**Given records**
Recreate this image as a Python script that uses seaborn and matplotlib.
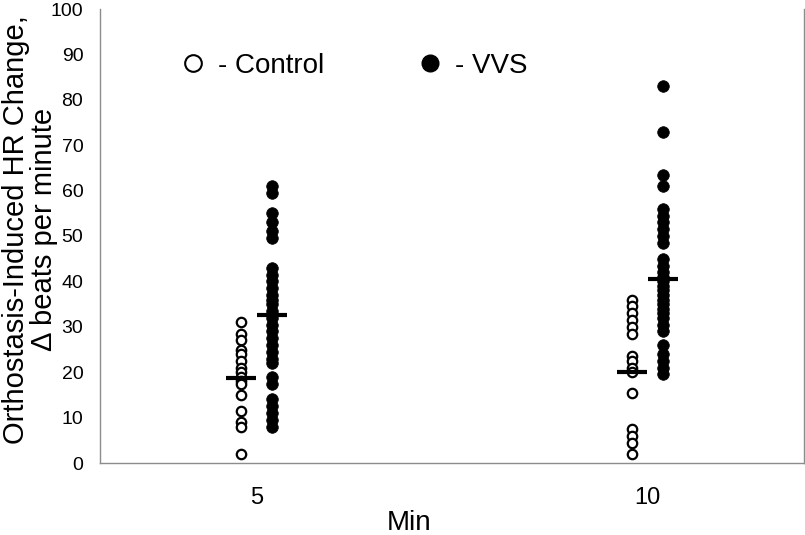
import pandas as pd
import matplotlib
matplotlib.use("Agg")
import matplotlib.pyplot as plt
from matplotlib.lines import Line2D
import seaborn as sns

# HR change after orthostasis, beats per minute
control_5 = [31, 28.5, 27, 25, 24, 22.5, 21, 20, 19, 18, 17.5, 15, 11.5, 9, 8, 2]
vvs_5 = [61, 59.5, 55, 53, 51, 49.5, 43, 41.5, 40, 38.5, 37, 36, 35, 33.5,
         32, 30.5, 29, 27.5, 26, 24.5, 23, 22, 19, 17.5, 14, 12.5, 11, 9.5, 8]
control_10 = [36, 34.5, 33, 31.5, 30, 28.5, 23.5, 22.5, 21, 20, 15.5,
              7.5, 6, 4.5, 2]
vvs_10 = [83, 73, 63.5, 61, 56, 54.5, 53, 51.5, 50, 48.5, 45, 43.5, 42, 41,
          40, 39, 38, 37, 36, 35, 34, 33, 32, 30.5, 29, 26, 24, 22.5, 21, 19.5]

minutes = [5, 10]
control_means = [18.8, 20.0]
vvs_means = [32.5, 40.5]

# Build long tables; control sits left of the tick, VVS right of it
shift = {"Control": -0.2, "VVS": 0.2}
rows = []
for grp, m, vals in [("Control", 5, control_5), ("VVS", 5, vvs_5),
                     ("Control", 10, control_10), ("VVS", 10, vvs_10)]:
    for v in vals:
        rows.append(dict(group=grp, minute=m, x=m + shift[grp], hr=v))
df = pd.DataFrame(rows)

mean_rows = []
for grp, means in [("Control", control_means), ("VVS", vvs_means)]:
    for m, v in zip(minutes, means):
        mean_rows.append(dict(group=grp, x=m + shift[grp], hr=v))
means_df = pd.DataFrame(mean_rows)

sns.set_style("white")
plt.rcParams["font.family"] = ["Liberation Sans", "DejaVu Sans"]
plt.rcParams["text.color"] = "black"
plt.rcParams["axes.labelcolor"] = "black"

fig = plt.figure(figsize=(8.05, 5.35), dpi=100)
ax = fig.add_axes([100 / 805, 72 / 535, 704 / 805, 454 / 535])

sns.scatterplot(data=df[df.group == "Control"], x="x", y="hr", marker="o",
                s=46, color="white", edgecolor="black", linewidth=1.6,
                zorder=3, ax=ax)
sns.scatterplot(data=df[df.group == "VVS"], x="x", y="hr", marker="o",
                s=70, color="black", edgecolor="black", linewidth=0.5,
                zorder=3, ax=ax)
sns.scatterplot(data=means_df, x="x", y="hr", marker="_", s=480,
                color="black", linewidth=3, zorder=4, ax=ax)

ax.set_xlim(3, 12)
ax.set_ylim(0, 100)
ax.set_xticks(minutes)
ax.set_xticks([6, 7, 8, 9], minor=True)
ax.set_yticks(range(0, 101, 10))
ax.tick_params(axis="x", which="both", direction="in", length=8,
               width=1, color="#8c8c8c", labelcolor="black",
               labelsize=17, pad=17)
ax.tick_params(axis="y", length=0, labelsize=14, pad=12,
               labelcolor="black")

for side in ["left", "bottom", "right"]:
    ax.spines[side].set_color("#8c8c8c")
    ax.spines[side].set_linewidth(1)
ax.spines["top"].set_visible(False)

ax.set_ylabel("Orthostasis-Induced HR Change,\n\u0394 beats per minute",
              fontsize=21, linespacing=1.0)
ax.yaxis.set_label_coords(-0.06, 0.515)
ax.set_xlabel("Min", fontsize=20)
ax.xaxis.set_label_coords(0.439, -0.103)

handles = [
    Line2D([], [], marker="o", ls="", mfc="white", mec="black", ms=12,
           mew=1.5, label="- Control"),
    Line2D([], [], marker="o", ls="", mfc="black", mec="black", ms=12,
           label="- VVS"),
]
ax.legend(handles=handles, ncol=2, frameon=False, loc="center left",
          bbox_to_anchor=(0.112, 0.874), borderpad=0, borderaxespad=0,
          fontsize=20, handlelength=1.0, handletextpad=0.4,
          columnspacing=3.3)

plt.savefig("out.png", dpi=100)
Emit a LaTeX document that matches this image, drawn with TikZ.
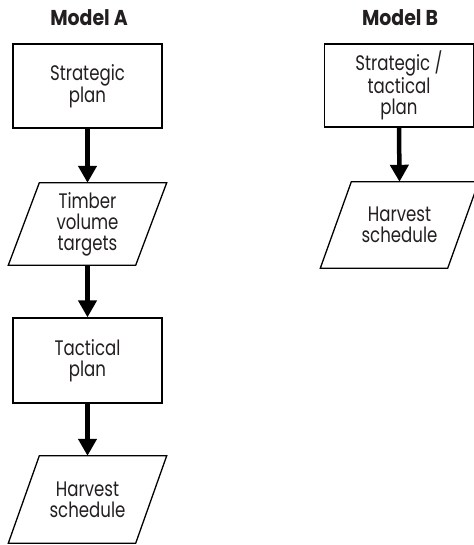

**Challenge**
Excluding the pictures, restate the records above word for word.

**Result of this task**
Recreate this image as a Python script that uses seaborn and matplotlib.
import pandas as pd
import matplotlib
matplotlib.use("Agg")
import matplotlib.pyplot as plt
from matplotlib.lines import Line2D
import seaborn as sns

# HR change after orthostasis, beats per minute
control_5 = [31, 28.5, 27, 25, 24, 22.5, 21, 20, 19, 18, 17.5, 15, 11.5, 9, 8, 2]
vvs_5 = [61, 59.5, 55, 53, 51, 49.5, 43, 41.5, 40, 38.5, 37, 36, 35, 33.5,
         32, 30.5, 29, 27.5, 26, 24.5, 23, 22, 19, 17.5, 14, 12.5, 11, 9.5, 8]
control_10 = [36, 34.5, 33, 31.5, 30, 28.5, 23.5, 22.5, 21, 20, 15.5,
              7.5, 6, 4.5, 2]
vvs_10 = [83, 73, 63.5, 61, 56, 54.5, 53, 51.5, 50, 48.5, 45, 43.5, 42, 41,
          40, 39, 38, 37, 36, 35, 34, 33, 32, 30.5, 29, 26, 24, 22.5, 21, 19.5]

minutes = [5, 10]
control_means = [18.8, 20.0]
vvs_means = [32.5, 40.5]

# Build long tables; control sits left of the tick, VVS right of it
shift = {"Control": -0.2, "VVS": 0.2}
rows = []
for grp, m, vals in [("Control", 5, control_5), ("VVS", 5, vvs_5),
                     ("Control", 10, control_10), ("VVS", 10, vvs_10)]:
    for v in vals:
        rows.append(dict(group=grp, minute=m, x=m + shift[grp], hr=v))
df = pd.DataFrame(rows)

mean_rows = []
for grp, means in [("Control", control_means), ("VVS", vvs_means)]:
    for m, v in zip(minutes, means):
        mean_rows.append(dict(group=grp, x=m + shift[grp], hr=v))
means_df = pd.DataFrame(mean_rows)

sns.set_style("white")
plt.rcParams["font.family"] = ["Liberation Sans", "DejaVu Sans"]
plt.rcParams["text.color"] = "black"
plt.rcParams["axes.labelcolor"] = "black"

fig = plt.figure(figsize=(8.05, 5.35), dpi=100)
ax = fig.add_axes([100 / 805, 72 / 535, 704 / 805, 454 / 535])

sns.scatterplot(data=df[df.group == "Control"], x="x", y="hr", marker="o",
                s=46, color="white", edgecolor="black", linewidth=1.6,
                zorder=3, ax=ax)
sns.scatterplot(data=df[df.group == "VVS"], x="x", y="hr", marker="o",
                s=70, color="black", edgecolor="black", linewidth=0.5,
                zorder=3, ax=ax)
sns.scatterplot(data=means_df, x="x", y="hr", marker="_", s=480,
                color="black", linewidth=3, zorder=4, ax=ax)

ax.set_xlim(3, 12)
ax.set_ylim(0, 100)
ax.set_xticks(minutes)
ax.set_xticks([6, 7, 8, 9], minor=True)
ax.set_yticks(range(0, 101, 10))
ax.tick_params(axis="x", which="both", direction="in", length=8,
               width=1, color="#8c8c8c", labelcolor="black",
               labelsize=17, pad=17)
ax.tick_params(axis="y", length=0, labelsize=14, pad=12,
               labelcolor="black")

for side in ["left", "bottom", "right"]:
    ax.spines[side].set_color("#8c8c8c")
    ax.spines[side].set_linewidth(1)
ax.spines["top"].set_visible(False)

ax.set_ylabel("Orthostasis-Induced HR Change,\n\u0394 beats per minute",
              fontsize=21, linespacing=1.0)
ax.yaxis.set_label_coords(-0.06, 0.515)
ax.set_xlabel("Min", fontsize=20)
ax.xaxis.set_label_coords(0.439, -0.103)

handles = [
    Line2D([], [], marker="o", ls="", mfc="white", mec="black", ms=12,
           mew=1.5, label="- Control"),
    Line2D([], [], marker="o", ls="", mfc="black", mec="black", ms=12,
           label="- VVS"),
]
ax.legend(handles=handles, ncol=2, frameon=False, loc="center left",
          bbox_to_anchor=(0.112, 0.874), borderpad=0, borderaxespad=0,
          fontsize=20, handlelength=1.0, handletextpad=0.4,
          columnspacing=3.3)

plt.savefig("out.png", dpi=100)
Emit a LaTeX document that matches this image, drawn with TikZ.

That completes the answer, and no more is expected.